Summary and Forward References

This note establishes the following propositions for integration into subsequent ACI work:

P1. CCU is a structural flexibility sink, not merely an emissions abatement technology. Its analytical home in ACI is the demand-side of the OGAS2 phase-state model.

P2. The process chain is technically validated at bench-to-pilot scale. The ForestCUMP reference (VTT, biogenic CO₂ + steam cracker integration) provides the closest available validated reference for the Varkaus SGFA-retrofit path (WP-019 §3).

P3. The cost structure is dominated by green hydrogen (80–90% of variable production cost). CCU economics are therefore a function of surplus-phase electricity pricing — establishing direct linkage to the OGAS2 surplus-state duration and frequency parameters.

P4. The coordination gap — not the technology gap — is the binding constraint. All five coordination requirements (PPA, CO₂ supply, offtake, policy, FCR-D integration) remain unresolved in Finland as of 2026.
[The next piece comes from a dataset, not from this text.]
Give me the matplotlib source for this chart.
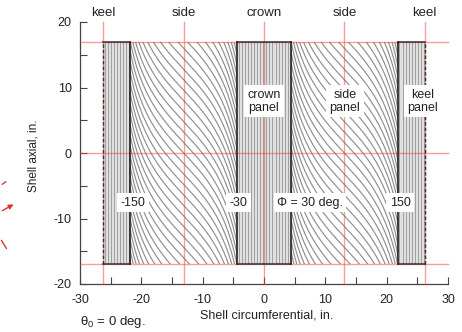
import numpy as np
import matplotlib
matplotlib.use('Agg')
import matplotlib.pyplot as plt
from matplotlib.patches import Rectangle, FancyArrowPatch
from matplotlib.ticker import MultipleLocator

plt.rcParams['font.family'] = ['Liberation Sans', 'DejaVu Sans']
plt.rcParams['axes.unicode_minus'] = False

# ---------------- data ----------------
keel_x = 26.2                      # circumferential position of keel (phi = 180 deg), in.
panel_phi = [-150, -30, 30, 150]   # steered/axial panel boundaries, deg
ref_phi = [-180, -90, 0, 90, 180]  # reference meridians, deg
ref_names = ['keel', 'side', 'crown', 'side', 'keel']
axial_ref = [-17, 0, 17]           # axial reference lines, in.
shell_half_length = 17             # in.
theta_side = 45                    # apparent path angle at the side, deg
theta_edge = 12                    # apparent path angle next to the axial panels, deg
boundary_labels = ['-150', '-30', 'Φ = 30 deg.', '150']
boundary_label_x = [-21.4, -4.2, 7.5, 22.2]
boundary_label_y = -7.6
panel_names = ['crown\npanel', 'side\npanel', 'keel\npanel']
panel_name_x = [0, 13.2, 25.9]
panel_name_y = 7.9
axial_fiber_spacing = 0.5
steered_offset_step = 1.6

xt_major = [-30, -20, -10, 0, 10, 20, 30]
yt_major = [-20, -10, 0, 10, 20]

def phi2x(p):
    return np.asarray(p, dtype=float) * keel_x / 180.0

# ---------------- figure ----------------
fig = plt.figure(figsize=(4.62, 3.32), dpi=100)
ax = fig.add_axes([80 / 462, 1 - 284 / 332, 368 / 462, 262 / 332])
ax.set_xlim(-30, 30)
ax.set_ylim(-20, 20)

bx = phi2x(panel_phi)
H = shell_half_length

# steered regions (between axial panels)
regions = [(bx[0], bx[1]), (bx[2], bx[3])]
u = np.linspace(0, 1, 1500)
for a, b in regions:
    x = a + u * (b - a)
    th = np.radians(theta_edge + (theta_side - theta_edge) * np.sin(np.pi * u))
    dydx = -1.0 / np.tan(th)
    g = np.concatenate([[0], np.cumsum(0.5 * (dydx[1:] + dydx[:-1]) * np.diff(x))])
    g -= np.interp(0.5 * (a + b), x, g)
    clip = Rectangle((a, -H), b - a, 2 * H, transform=ax.transData)
    for C in np.arange(-120, 120, steered_offset_step):
        y = C + g
        m = (y > -H - 3) & (y < H + 3)
        if m.sum() < 2:
            continue
        ln, = ax.plot(x[m], y[m], color='#8f8f8f', lw=0.85, zorder=1)
        ln.set_clip_path(clip)

# axial-fiber panels
panels = [(-keel_x, bx[0]), (bx[1], bx[2]), (bx[3], keel_x)]
for a, b in panels:
    ax.add_patch(Rectangle((a, -H), b - a, 2 * H, facecolor='#e0e0e0',
                           edgecolor='none', zorder=2))
    for xv in np.arange(a + axial_fiber_spacing / 2, b, axial_fiber_spacing):
        ax.plot([xv, xv], [-H, H], color='#959595', lw=0.6, zorder=3)

# reference lines
red = (0.93, 0.25, 0.2)
for yv in axial_ref:
    ax.plot([-30, 30], [yv, yv], color=red, alpha=0.5, lw=1.0, zorder=4, clip_on=False)
for p, name in zip(ref_phi, ref_names):
    xv = float(phi2x(p))
    ax.plot([xv, xv], [-20, 20], color=red, alpha=0.5, lw=1.0, zorder=4, clip_on=False)
    ax.text(xv, 21.3, name, ha='center', va='center', fontsize=9.5,
            color='#222222', clip_on=False)

# panel outlines
for a, b in panels:
    ax.plot([a, b], [H, H], color='#333333', lw=1.1, zorder=5)
    ax.plot([a, b], [-H, -H], color='#333333', lw=1.1, zorder=5)
for xv in bx:
    ax.plot([xv, xv], [-H, H], color='#222222', lw=1.2, zorder=5)
for xv in (-keel_x, keel_x):
    ax.plot([xv, xv], [-H, H], color='#333333', lw=1.0, ls=(0, (2.5, 1.5)), zorder=5)

# labels inside plot
box = dict(facecolor='white', edgecolor='none', pad=2.5)
for t, xv in zip(boundary_labels, boundary_label_x):
    ax.text(xv, boundary_label_y, t, ha='center', va='center', fontsize=9,
            color='#222222', bbox=box, zorder=6)
for t, xv in zip(panel_names, panel_name_x):
    ax.text(xv, panel_name_y, t, ha='center', va='center', fontsize=9,
            color='#222222', bbox=box, zorder=6, linespacing=1.1)

# axes styling
for sp in ('top', 'right'):
    ax.spines[sp].set_visible(False)
for sp in ('left', 'bottom'):
    ax.spines[sp].set_color('#444444')
    ax.spines[sp].set_linewidth(0.9)
ax.set_xticks(xt_major)
ax.set_yticks(yt_major)
ax.xaxis.set_minor_locator(MultipleLocator(5))
ax.yaxis.set_minor_locator(MultipleLocator(5))
ax.tick_params(which='both', direction='in', length=5, width=0.8, color='#444444',
               labelsize=9, labelcolor='#222222')
ax.tick_params(axis='x', pad=7)
ax.tick_params(axis='y', pad=6)

fig.text(33 / 462, 1 - 156 / 332, 'Shell axial, in.', rotation=90, ha='center',
         va='center', fontsize=8.5, color='#222222')
fig.text(267 / 462, 1 - 316 / 332, 'Shell circumferential, in.', ha='center',
         va='center', fontsize=9, color='#222222')
fig.text(80 / 462, 1 - 322 / 332, r'$\mathregular{\theta_0}$ = 0 deg.', ha='left',
         va='center', fontsize=9.5, color='#222222')

# fragment of neighbouring sketch (red arrows at left edge)
for (x0, y0), (x1, y1), arr in [((0, 186), (8, 180), False),
                                ((0, 212), (16, 203), True),
                                ((0, 238), (8, 251), False)]:
    fa = FancyArrowPatch((x0 / 462, 1 - y0 / 332), (x1 / 462, 1 - y1 / 332),
                         transform=fig.transFigure, arrowstyle='-|>' if arr else '-',
                         mutation_scale=7, color=(0.85, 0.2, 0.2), lw=1.0)
    fig.patches.append(fa)

fig.savefig('out.png', dpi=100)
P5. The regulatory market opens 2030–2036. The investment decision window for SGFA-retrofit nodes to capture this market is 2026–2028.

Forward Work
(1) Parameterise electrolyser demand tier in OGAS2 surplus-phase model. (2) Extend WP-019 Varkaus path with ForestCUMP cost reference and three-revenue IRR recalculation. (3) Map coordination requirements against SM-010 financing instrument framework to identify which instruments could resolve the CCU coordination trap. (4) Assess VTT Mobile Synthesis Unit deployment feasibility as SGFA-retrofit pilot at Varkaus or Oulu.
Parent documents: WP-019 — SGFA Retrofit: Regional Economics · SM-010 — Financing Instruments for Energy Clusters · TN-010 — Layered Economic Loss Function

Related: WP-014 — OGAS2 Dynamic Coupled Risk Model · TN-006 — Temporal Elasticity (εₜ) · SM-007 — The Convergence Finding

External reference: VTT Technical Research Centre of Finland. Carbon Capture and Utilisation — Unlocking Value from Emissions. VTT White Paper, 2025/2026.